Friday, May 30, 2014
Thai Peanut (or almond) Sauce
Peanut sauce has been somewhat trendy for a while, but I hadn't tried it myself until this week. My house tends to lean towards Italian, fresh Mexican, or old-fashioned American cuisine. We usually save Asian-inspired eats for when we dine out, which is a rarity. Craving noodles, specifically something Thai-ish, I couldn't find a recipe I liked enough online. So, I do what Super-Moms do and figured out how to make my own! I grabbed some buckwheat Soba noodles at the store and used whatever veggies I could find in my fridge.

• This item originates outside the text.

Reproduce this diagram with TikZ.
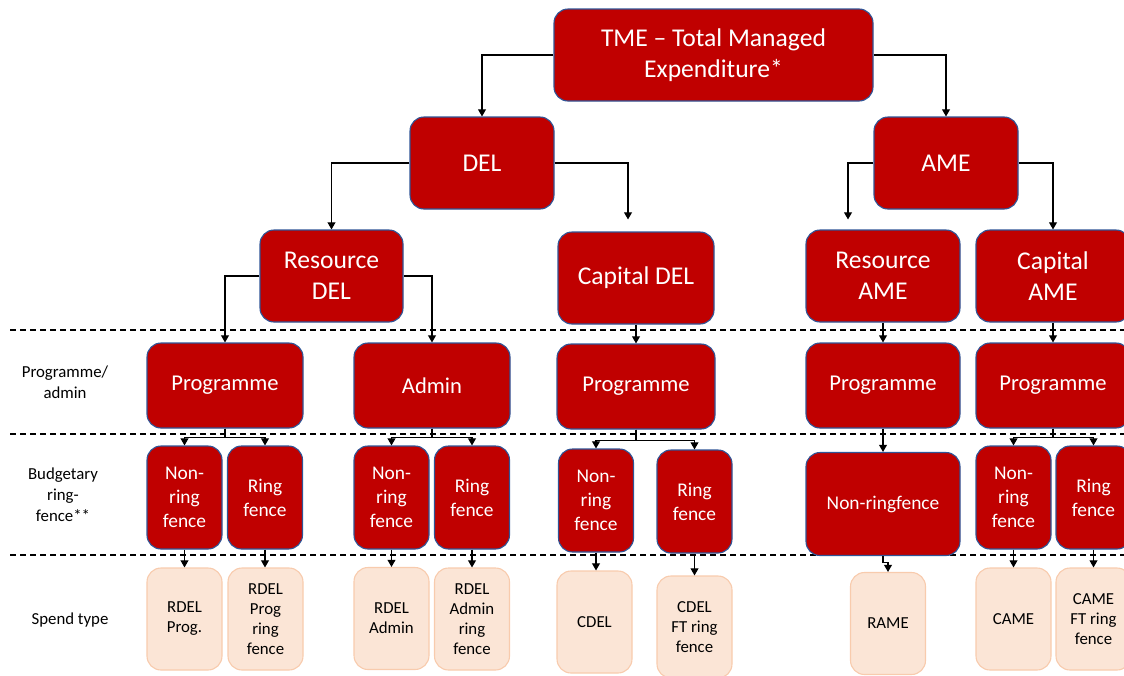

I roasted chicken thighs to make my Husbands dish a little more, well, "meatier". I used a mixture of almond and peanut butter. You could use either. Peanut does work better for this recipe, I think. I loved how my recipe turned out. It's super simple and I think you'll enjoy it too.
Thai Peanut Sauce
1/2 Cup peanut butter or almond butter
1 piece of fresh ginger, peeled, about 1 inch x 1 inch
1 garlic clove
1 Tablespoon honey
1 Tablespoon thai chili paste
1/4 Cup low-sodium soy sauce
1 Tablespoon rice vinegar
1 Tablespoon Coconut Oil
2 Tablespoons Water
Everything in a blender until smooth. Will keep in a jar for up to 2 weeks.
I used my peanut sauce to dress soba noodles, chicken, edamame, purple cabbage, cilantro, and grated carrots. Tip- I think it's better served cold!